The Johnson government have put much store by bilateral cooperation with France and Germany on international issues. The three did good work on Iran while the UK was still a member of the EU. But the scope for them to take significant initiatives in the future will be limited by the fact that France and Germany will be bound by agreed EU positions and will be reluctant to appear to other EU partners as free-lancing with the British.
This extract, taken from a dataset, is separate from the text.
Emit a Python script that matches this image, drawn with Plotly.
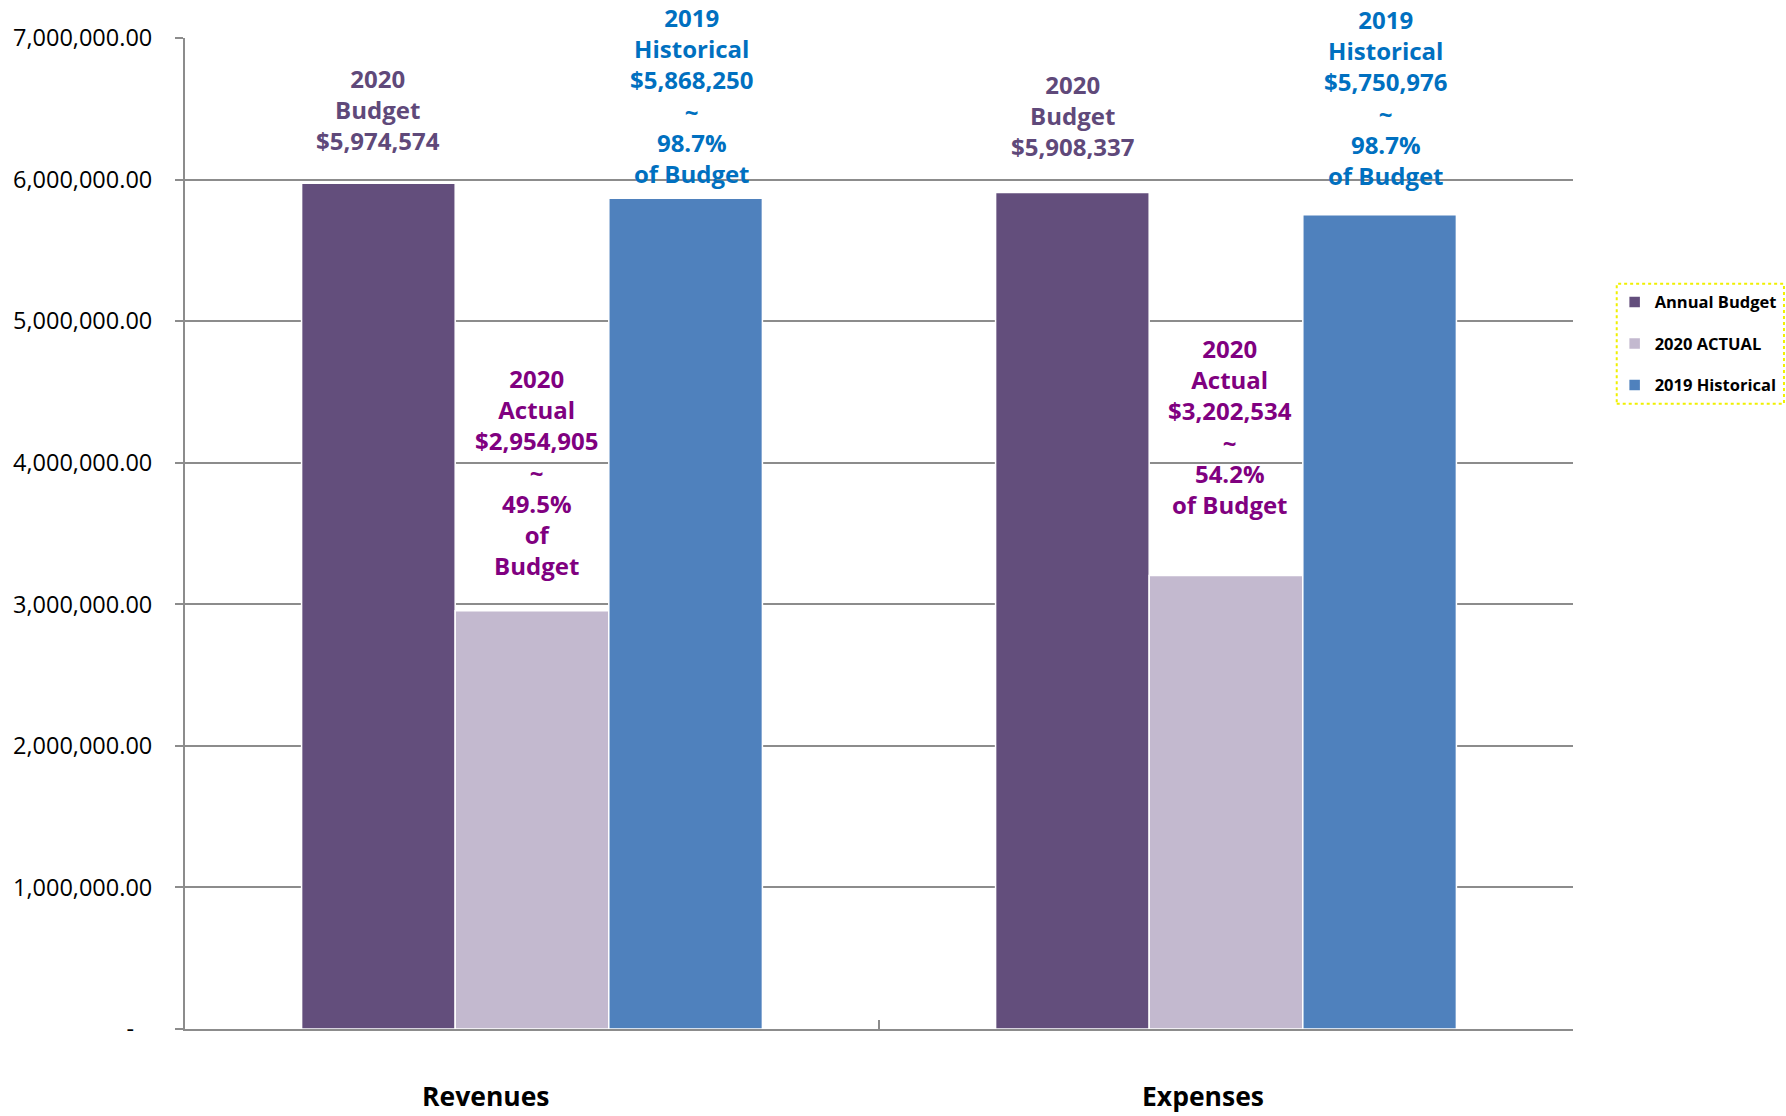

The conclusion is not hard to draw. There is an urgent need to change the current negative dynamic between the UK and the EU into a positive one. Both sides should step up efforts to resolve contentious issues, dial down the public rhetoric and start to rebuild confidence. This will in turn feed through into bilateral relationships. To take one example, Downing Street have recently been briefing that the Prime Minister wants to re-set the defence relationship with France. That is a welcome ambition, but it will only be possible if a new basis of trust can be established. That in turn will require the Johnson government to stands by their legal commitments with the EU. Getting into a positive dynamic is in everyone’s interest. A rising tide lifts all boats.